### TASK MATERIAL

--------------------------------

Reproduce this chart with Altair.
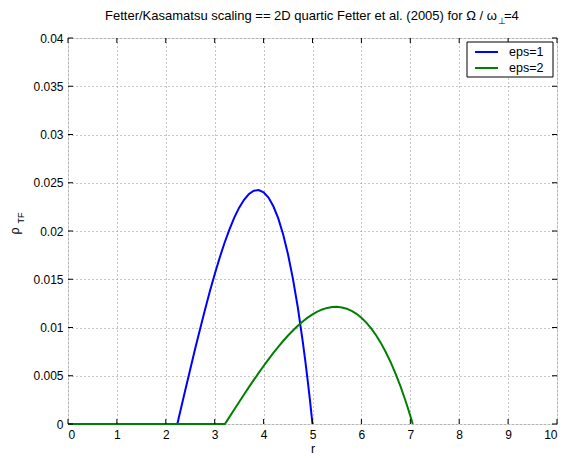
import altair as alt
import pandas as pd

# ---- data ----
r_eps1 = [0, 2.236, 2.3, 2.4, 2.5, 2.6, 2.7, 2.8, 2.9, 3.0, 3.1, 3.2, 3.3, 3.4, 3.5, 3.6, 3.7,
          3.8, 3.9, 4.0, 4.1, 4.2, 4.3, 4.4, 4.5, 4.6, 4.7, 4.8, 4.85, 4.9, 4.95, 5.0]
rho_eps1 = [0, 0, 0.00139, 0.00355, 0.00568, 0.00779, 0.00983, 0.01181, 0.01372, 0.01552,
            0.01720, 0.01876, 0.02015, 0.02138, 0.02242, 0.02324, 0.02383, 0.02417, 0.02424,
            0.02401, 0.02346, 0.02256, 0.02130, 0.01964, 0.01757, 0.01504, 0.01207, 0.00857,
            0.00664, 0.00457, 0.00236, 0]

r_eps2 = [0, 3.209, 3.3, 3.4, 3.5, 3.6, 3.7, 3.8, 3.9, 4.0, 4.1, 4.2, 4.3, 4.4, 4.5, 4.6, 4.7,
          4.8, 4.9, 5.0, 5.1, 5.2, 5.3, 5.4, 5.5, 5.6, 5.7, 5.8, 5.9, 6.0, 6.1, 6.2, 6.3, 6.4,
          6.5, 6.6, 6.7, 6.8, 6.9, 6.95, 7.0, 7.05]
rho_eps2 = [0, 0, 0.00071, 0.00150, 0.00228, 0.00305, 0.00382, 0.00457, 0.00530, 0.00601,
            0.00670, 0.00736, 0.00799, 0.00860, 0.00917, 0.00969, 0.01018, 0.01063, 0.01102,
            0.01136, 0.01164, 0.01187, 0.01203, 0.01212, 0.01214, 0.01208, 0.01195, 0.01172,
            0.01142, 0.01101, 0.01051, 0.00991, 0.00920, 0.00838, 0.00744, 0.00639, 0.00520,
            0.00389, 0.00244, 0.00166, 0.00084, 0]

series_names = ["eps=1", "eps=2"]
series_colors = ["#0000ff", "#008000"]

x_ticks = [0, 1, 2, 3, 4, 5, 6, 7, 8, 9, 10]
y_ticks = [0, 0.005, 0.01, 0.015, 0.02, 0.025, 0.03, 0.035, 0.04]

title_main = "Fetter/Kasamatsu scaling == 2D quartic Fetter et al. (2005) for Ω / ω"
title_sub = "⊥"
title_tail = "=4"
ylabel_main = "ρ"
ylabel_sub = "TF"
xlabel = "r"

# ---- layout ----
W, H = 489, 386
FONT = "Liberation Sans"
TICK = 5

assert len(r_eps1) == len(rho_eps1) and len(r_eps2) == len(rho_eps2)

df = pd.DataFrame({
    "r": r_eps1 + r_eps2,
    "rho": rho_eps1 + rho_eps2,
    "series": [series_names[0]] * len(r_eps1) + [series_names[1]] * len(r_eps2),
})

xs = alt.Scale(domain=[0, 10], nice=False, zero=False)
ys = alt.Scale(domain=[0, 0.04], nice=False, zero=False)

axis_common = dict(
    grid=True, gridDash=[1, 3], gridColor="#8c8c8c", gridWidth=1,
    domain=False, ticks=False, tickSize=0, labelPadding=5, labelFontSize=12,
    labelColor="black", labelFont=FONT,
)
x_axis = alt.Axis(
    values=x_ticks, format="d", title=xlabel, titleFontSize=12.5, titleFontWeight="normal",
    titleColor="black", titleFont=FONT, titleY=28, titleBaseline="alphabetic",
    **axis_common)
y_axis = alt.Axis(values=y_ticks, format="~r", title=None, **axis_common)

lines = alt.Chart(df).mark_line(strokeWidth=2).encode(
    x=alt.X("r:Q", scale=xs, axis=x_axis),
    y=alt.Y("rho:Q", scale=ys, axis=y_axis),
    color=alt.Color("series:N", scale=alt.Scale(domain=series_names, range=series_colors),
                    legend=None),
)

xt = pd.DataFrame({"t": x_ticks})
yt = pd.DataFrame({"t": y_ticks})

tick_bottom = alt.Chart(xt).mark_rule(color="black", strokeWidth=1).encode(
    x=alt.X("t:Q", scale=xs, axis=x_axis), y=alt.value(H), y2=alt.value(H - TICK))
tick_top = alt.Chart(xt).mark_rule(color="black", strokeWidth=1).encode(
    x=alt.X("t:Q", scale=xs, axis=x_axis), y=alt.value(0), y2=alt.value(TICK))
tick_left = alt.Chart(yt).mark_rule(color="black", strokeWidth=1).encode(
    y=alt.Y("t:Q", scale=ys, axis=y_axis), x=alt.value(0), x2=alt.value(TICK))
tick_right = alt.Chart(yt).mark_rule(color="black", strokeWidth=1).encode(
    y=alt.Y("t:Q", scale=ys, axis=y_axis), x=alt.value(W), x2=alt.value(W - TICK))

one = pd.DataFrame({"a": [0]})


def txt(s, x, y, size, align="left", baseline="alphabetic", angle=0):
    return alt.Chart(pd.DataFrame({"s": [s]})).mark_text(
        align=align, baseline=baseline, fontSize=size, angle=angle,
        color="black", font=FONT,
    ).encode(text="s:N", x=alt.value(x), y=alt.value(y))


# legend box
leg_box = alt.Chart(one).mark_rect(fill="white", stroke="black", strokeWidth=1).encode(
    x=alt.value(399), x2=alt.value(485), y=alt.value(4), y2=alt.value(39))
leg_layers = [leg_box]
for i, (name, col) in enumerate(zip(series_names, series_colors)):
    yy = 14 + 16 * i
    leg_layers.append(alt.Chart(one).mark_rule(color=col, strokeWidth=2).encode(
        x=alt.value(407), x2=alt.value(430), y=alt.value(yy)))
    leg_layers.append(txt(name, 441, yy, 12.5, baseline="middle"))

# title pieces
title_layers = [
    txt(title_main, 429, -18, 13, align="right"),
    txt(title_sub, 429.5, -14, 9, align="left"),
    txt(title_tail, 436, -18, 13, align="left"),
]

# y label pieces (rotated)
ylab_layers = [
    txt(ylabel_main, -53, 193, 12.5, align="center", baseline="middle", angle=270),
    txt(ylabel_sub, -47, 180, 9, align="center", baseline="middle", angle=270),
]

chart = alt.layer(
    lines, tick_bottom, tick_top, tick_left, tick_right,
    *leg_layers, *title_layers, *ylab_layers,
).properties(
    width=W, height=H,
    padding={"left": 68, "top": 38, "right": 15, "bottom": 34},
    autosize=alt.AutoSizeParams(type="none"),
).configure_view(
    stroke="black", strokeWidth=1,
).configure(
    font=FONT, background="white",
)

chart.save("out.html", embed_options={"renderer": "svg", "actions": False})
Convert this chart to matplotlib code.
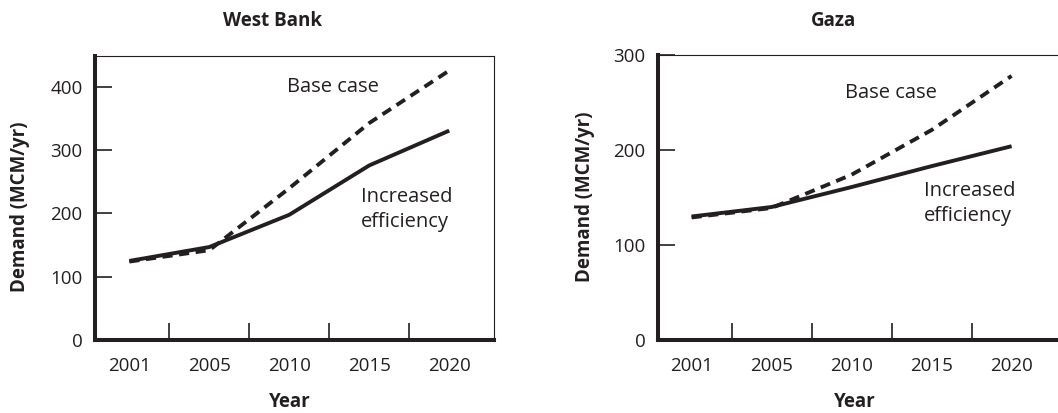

--------------------------------

### BRIEF
The lines from the top of the data above through the one holding "0.00664, 0.00457, 0.00236, 0]" are to be repeated exactly, and only those, with no pictures.

### EXERCISE RESPONSE
Reproduce this chart with Altair.
import altair as alt
import pandas as pd

# ---- data ----
r_eps1 = [0, 2.236, 2.3, 2.4, 2.5, 2.6, 2.7, 2.8, 2.9, 3.0, 3.1, 3.2, 3.3, 3.4, 3.5, 3.6, 3.7,
          3.8, 3.9, 4.0, 4.1, 4.2, 4.3, 4.4, 4.5, 4.6, 4.7, 4.8, 4.85, 4.9, 4.95, 5.0]
rho_eps1 = [0, 0, 0.00139, 0.00355, 0.00568, 0.00779, 0.00983, 0.01181, 0.01372, 0.01552,
            0.01720, 0.01876, 0.02015, 0.02138, 0.02242, 0.02324, 0.02383, 0.02417, 0.02424,
            0.02401, 0.02346, 0.02256, 0.02130, 0.01964, 0.01757, 0.01504, 0.01207, 0.00857,
            0.00664, 0.00457, 0.00236, 0]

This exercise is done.